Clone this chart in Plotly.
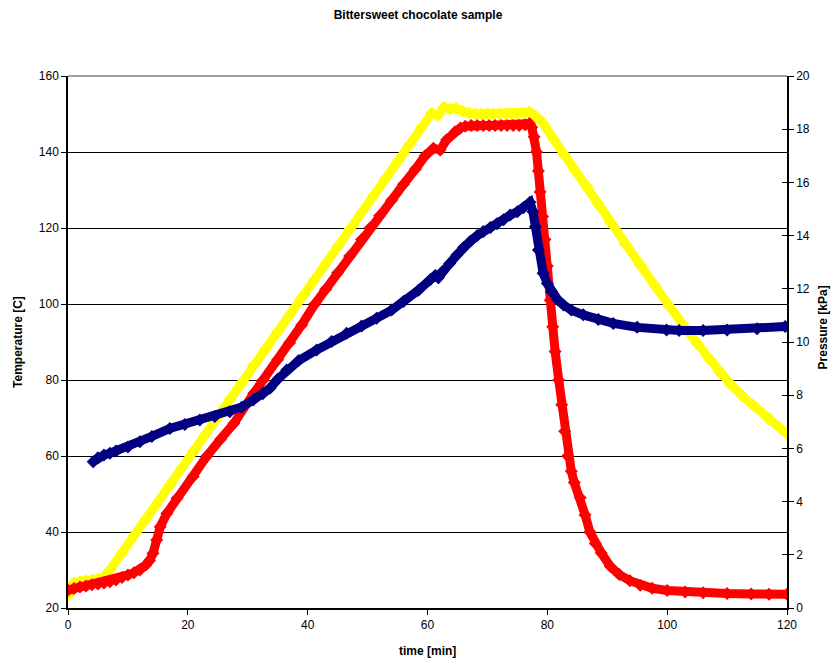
import plotly.graph_objects as go

# ---- data ----
yellow_t = [0, 0.5, 1, 2, 3, 4, 5, 6, 7, 9, 11, 13, 15, 17, 19, 21, 23, 25, 27, 29, 31, 33, 35,
            37, 39, 41, 43, 45, 47, 49, 51, 53, 55, 57, 59, 60.7, 61.7, 62.8, 63.8, 64.8, 65.9,
            67, 68, 69, 70, 71, 72, 73, 74, 75, 76, 77, 78, 79.3, 81, 82.7, 84.5, 86.6, 88.5,
            90.5, 93, 95.5, 98, 100.2, 102.7, 105, 107, 108.8, 110.5, 112.5, 114.4, 117, 120]
yellow_T = [23.5, 25.5, 26.5, 27, 27.2, 27.3, 27.6, 28.3, 30, 34.5, 39, 43.4, 47.9, 52.4, 56.9,
            61.4, 65.8, 70.3, 74.8, 79.3, 83.8, 88.2, 92.7, 97.2, 101.7, 106.2, 110.6, 115.1,
            119.6, 124.1, 128.6, 133, 137.5, 142, 146.5, 150.2, 149.7, 151.8, 151.3, 151.5,
            150.7, 150.2, 150, 150, 150, 150, 150, 150, 150, 150, 150.2, 150.5, 149.5, 147.5,
            143.5, 139.5, 135.3, 130.9, 126.3, 121.5, 115.8, 110.3, 104.7, 99.6, 94.4, 89.6,
            85.6, 82, 79, 75.9, 73.2, 69.6, 65.8]

red_t = [0, 1, 2, 3, 4, 5, 6, 7, 8, 9, 10, 11, 12, 13, 13.6, 14.2, 14.8, 15.4, 16.5, 18.2,
         20.9, 23.2, 25.5, 27.7, 31, 32.6, 35, 37, 39, 41.2, 43, 45, 47, 49, 50.4, 52, 54, 56,
         58, 59.6, 61, 62.1, 63.2, 64.6, 65.5, 66.3, 67.3, 68.3, 69.3, 70.3, 71.3, 72.3, 73.3,
         74.3, 75.3, 76.3, 77, 77.4, 77.8, 78.2, 78.5, 78.8, 79.2, 79.6, 80, 80.5, 80.9, 81.3,
         81.9, 82.4, 82.9, 83.4, 84, 84.5, 85.5, 86.3, 87.1, 88, 89, 90.5, 92, 93.8, 95.5,
         97.5, 100, 103, 106, 110, 114, 117, 120]
red_T = [24.7, 25.1, 25.5, 25.8, 26.1, 26.3, 26.6, 26.9, 27.4, 28, 28.7, 29.3, 30, 31.3, 32.5,
         34.4, 37.9, 41.4, 44.9, 48.9, 54.6, 60, 64.5, 68.6, 76.5, 80, 85.3, 89.8, 94.5, 100,
         103.9, 108.2, 112.6, 117, 120, 123.2, 127.3, 131.5, 135.5, 139, 141, 140.5, 143.2,
         145.3, 146.3, 146.8, 147, 147, 147, 147, 147, 147, 147, 147, 147, 147.2, 147.5,
         146.5, 144, 140, 135, 129.5, 123, 117, 110, 101, 94, 87.5, 80, 73.5, 66.5, 60, 56,
         53, 49, 44.5, 40, 37, 34.5, 31, 28.8, 27.2, 26, 25.2, 24.6, 24.2, 24, 23.8, 23.7,
         23.6, 23.6]

blue_t = [4.2, 5, 6, 7, 8, 10, 12, 14, 17, 19.5, 22, 24.5, 27, 29, 30.9, 32.5, 33.7, 35, 36.5,
          38.5, 41.5, 44, 46.5, 49, 51.5, 54, 56, 58.5, 60.5, 61.3, 61.8, 62.5, 63.7, 64.9,
          66, 67.2, 68.3, 69.3, 70.5, 71.6, 72.7, 73.8, 75, 76, 77.1, 77.6, 78, 78.5, 79.3,
          80, 80.7, 81.7, 82.7, 84, 86, 88.5, 91, 95, 99.9, 102, 106, 110, 115, 119.7]
blue_P = [5.5, 5.65, 5.75, 5.82, 5.9, 6.05, 6.25, 6.45, 6.75, 6.9, 7.07, 7.2, 7.38, 7.55, 7.82,
          8.05, 8.26, 8.6, 8.95, 9.3, 9.7, 10.02, 10.33, 10.6, 10.89, 11.2, 11.52, 11.95,
          12.35, 12.5, 12.42, 12.65, 12.95, 13.27, 13.55, 13.8, 14.0, 14.15, 14.3, 14.45, 14.6,
          14.77, 14.9, 15.05, 15.25, 14.9, 14.33, 13.46, 12.58, 12.2, 11.89, 11.6, 11.39, 11.2,
          11.02, 10.85, 10.7, 10.55, 10.45, 10.43, 10.43, 10.45, 10.5, 10.58]

x_ticks = [0, 20, 40, 60, 80, 100, 120]
y_ticks = [20, 40, 60, 80, 100, 120, 140, 160]
y2_ticks = [0, 2, 4, 6, 8, 10, 12, 14, 16, 18, 20]

FONT = "Arial, Liberation Sans, sans-serif"

fig = go.Figure()


def add_series(t, v, color, yaxis):
    fig.add_trace(go.Scatter(
        x=t, y=v, mode="lines+markers", yaxis=yaxis,
        line=dict(color=color, width=9),
        marker=dict(symbol="diamond", size=10, color=color, line=dict(width=0)),
        showlegend=False, hoverinfo="skip"))


add_series(yellow_t, yellow_T, "#FFFF00", "y")
add_series(red_t, red_T, "#FF0000", "y")
add_series(blue_t, blue_P, "#000080", "y2")

fig.update_layout(
    width=836, height=662,
    margin=dict(l=68, r=49, t=76, b=54),
    paper_bgcolor="white", plot_bgcolor="white",
    font=dict(family=FONT, size=12, color="black"),
    title=dict(text="<b>Bittersweet chocolate sample</b>", x=0.5, xref="container",
               xanchor="center", y=1 - 15 / 662, yref="container", yanchor="middle",
               font=dict(size=12, family=FONT)),
    xaxis=dict(range=[0, 120], tickvals=x_ticks, ticks="outside", ticklen=5,
               tickcolor="black", showline=True, linecolor="black", linewidth=1.5,
               showgrid=False, zeroline=False, tickfont=dict(size=12)),
    yaxis=dict(range=[20, 160], tickvals=y_ticks, ticks="outside", ticklen=5,
               tickcolor="black", showline=True, linecolor="black", linewidth=1.5,
               showgrid=True, gridcolor="black", gridwidth=1, zeroline=False,
               tickfont=dict(size=12)),
    yaxis2=dict(range=[0, 20], tickvals=y2_ticks, overlaying="y", side="right",
                ticks="outside", ticklen=5, tickcolor="black", showline=True,
                linecolor="black", linewidth=1.5, showgrid=False, zeroline=False,
                tickfont=dict(size=12)),
    yaxis3=dict(range=[0, 20], tickvals=y2_ticks, overlaying="y", side="right",
                ticks="inside", ticklen=5, tickcolor="black", showticklabels=False,
                showgrid=False, zeroline=False, showline=False),
    shapes=[dict(type="line", xref="paper", yref="paper", x0=0, x1=1, y0=1, y1=1,
                 line=dict(color="#808080", width=1.5))],
    annotations=[
        dict(text="<b>Temperature [C]</b>", xref="paper", yref="paper", x=-0.0696, y=0.5,
             textangle=-90, showarrow=False, xanchor="center", yanchor="middle",
             font=dict(size=12, family=FONT)),
        dict(text="<b>Pressure [kPa]</b>", xref="paper", yref="paper", x=1.0505, y=0.528,
             textangle=-90, showarrow=False, xanchor="center", yanchor="middle",
             font=dict(size=12, family=FONT)),
        dict(text="<b>time [min]</b>", xref="paper", yref="paper", x=0.5, y=-0.0808,
             showarrow=False, xanchor="center", yanchor="middle",
             font=dict(size=12, family=FONT)),
    ],
)
# invisible trace to activate yaxis3 (ticks crossing the right axis)
fig.add_trace(go.Scatter(x=[None], y=[None], yaxis="y3", showlegend=False, hoverinfo="skip"))

fig.write_html("out.html")
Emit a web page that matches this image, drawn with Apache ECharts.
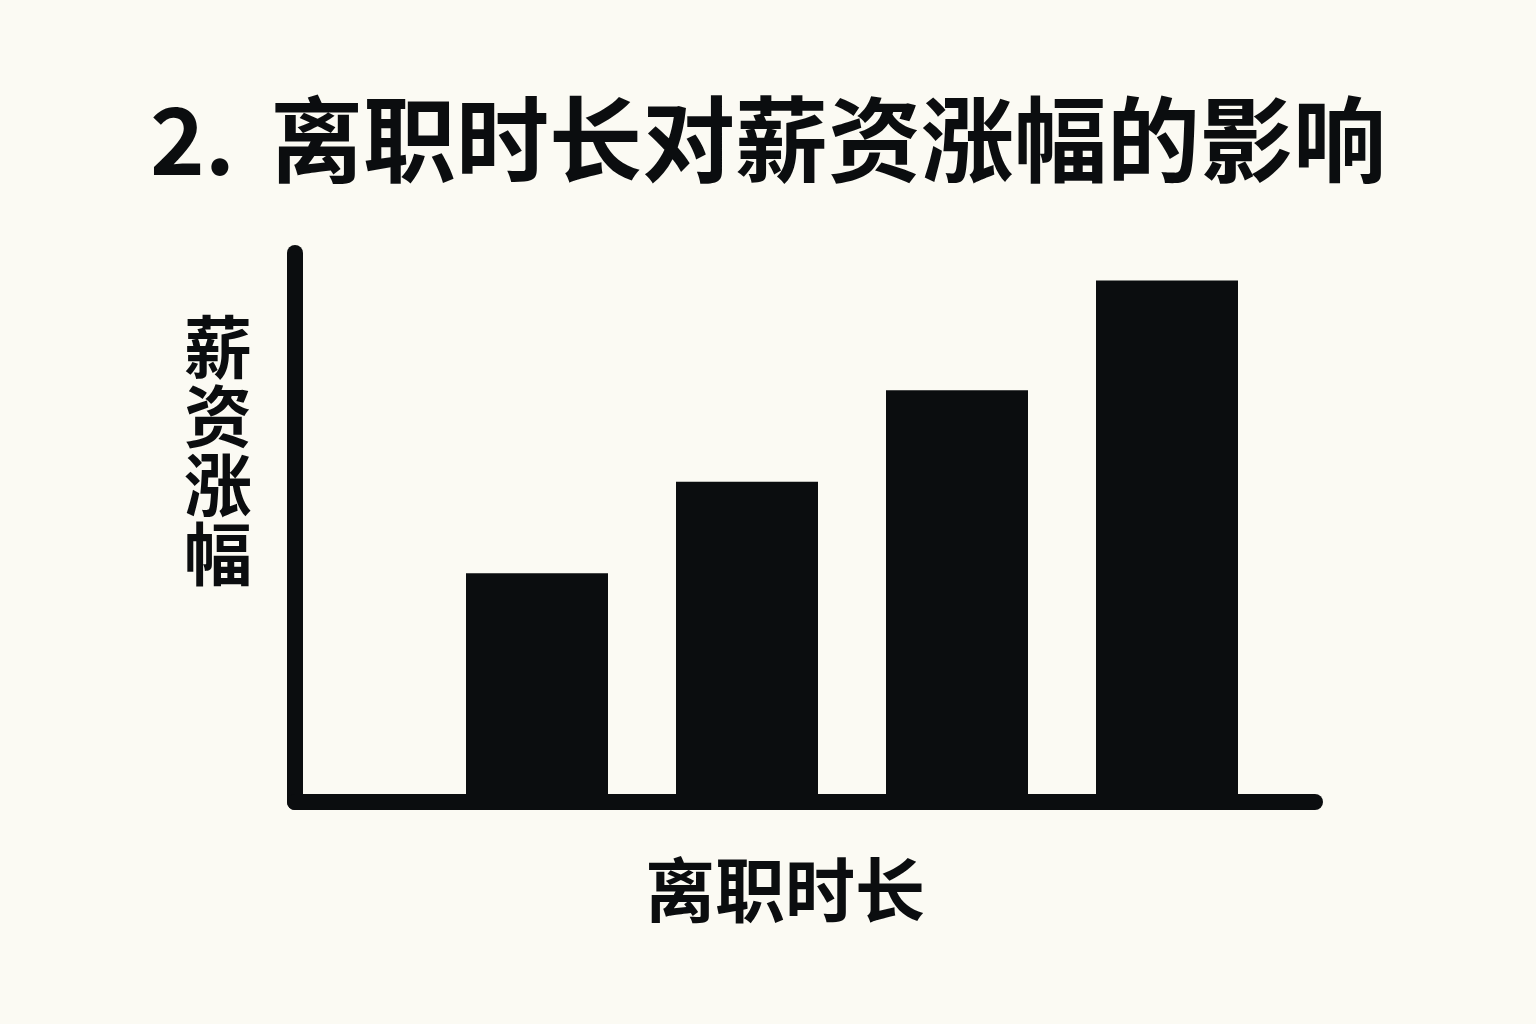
<!DOCTYPE html>
<html>
<head>
<meta charset="utf-8">
<title>离职时长对薪资涨幅的影响</title>
<script src="https://cdn.jsdelivr.net/npm/echarts@6/dist/echarts.min.js"></script>
<style>
    html, body { margin: 0; padding: 0; background: #FBFAF3; }
    #main { width: 1536px; height: 1024px; }
</style>
</head>
<body>
<div id="main"></div>
<script>
// 数据（图中无刻度，数值按柱高估算）
var categories = ['1个月以内', '1-3个月', '3-6个月', '6个月以上'];
var raiseValues = [2.5, 3.5, 4.5, 5.7];
var yMax = 6;

var ink = '#0B0D0F';
var font = '"Noto Sans CJK SC", "Noto Sans", sans-serif';

var myChart = echarts.init(document.getElementById('main'));
var option = {
    backgroundColor: '#FBFAF3',
    title: [{
        text: '{n|2.} 离职时长对薪资涨幅的影响',
        left: 'center',
        top: 88,
        textStyle: {
            color: ink,
            fontFamily: font,
            fontWeight: 'bold',
            fontSize: 93,
            rich: {
                n: {
                    color: ink,
                    fontFamily: font,
                    fontWeight: 'bold',
                    fontSize: 93,
                    padding: [0, 14, 0, 0]
                }
            }
        }
    }, {
        // 纵轴名称（竖排）
        text: '薪\n资\n涨\n幅',
        left: 184,
        top: 313,
        padding: 0,
        textStyle: {
            color: ink,
            fontFamily: font,
            fontWeight: 'bold',
            fontSize: 68,
            lineHeight: 69
        }
    }],
    grid: [
        // 柱子所在区域
        { left: 432, right: 264, top: 253, bottom: 222 },
        // 坐标轴线区域
        { left: 295, right: 221, top: 253, bottom: 222 }
    ],
    xAxis: [{
        gridIndex: 0,
        type: 'category',
        data: categories,
        axisLine: { show: false },
        axisTick: { show: false },
        axisLabel: { show: false }
    }, {
        gridIndex: 1,
        type: 'value',
        min: 0,
        max: 1,
        name: '离职时长',
        nameLocation: 'middle',
        nameGap: 53,
        nameTextStyle: {
            color: ink,
            fontFamily: font,
            fontWeight: 'bold',
            fontSize: 70,
            padding: [0, 40, 0, 0]
        },
        axisLine: { show: true, lineStyle: { color: ink, width: 16, cap: 'round' } },
        axisTick: { show: false },
        axisLabel: { show: false },
        splitLine: { show: false }
    }],
    yAxis: [{
        gridIndex: 0,
        type: 'value',
        min: 0,
        max: yMax,
        axisLine: { show: false },
        axisTick: { show: false },
        axisLabel: { show: false },
        splitLine: { show: false }
    }, {
        gridIndex: 1,
        type: 'value',
        min: 0,
        max: 1,
        axisLine: { show: true, lineStyle: { color: ink, width: 16, cap: 'round' } },
        axisTick: { show: false },
        axisLabel: { show: false },
        splitLine: { show: false }
    }],
    series: [{
        type: 'bar',
        xAxisIndex: 0,
        yAxisIndex: 0,
        data: raiseValues,
        barWidth: 142,
        itemStyle: { color: ink },
        silent: true
    }]
};
myChart.setOption(option);
</script>
</body>
</html>
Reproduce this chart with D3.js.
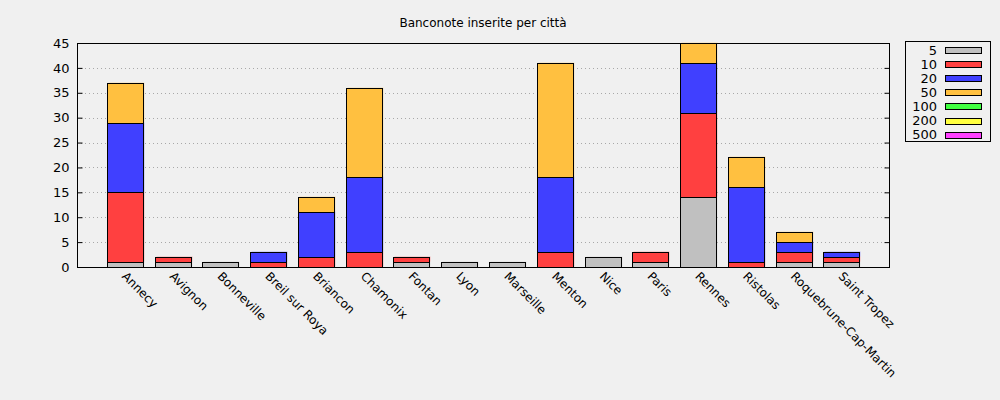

> _TASK BRIEF_: Each line with the string "this" in it needs to be found and copied.

> _OUTPUT OF THE TASK_:
Clone this chart in Plotly.
Emit a web page that matches this image, drawn with Apache ECharts.
Reproduce this chart with D3.js.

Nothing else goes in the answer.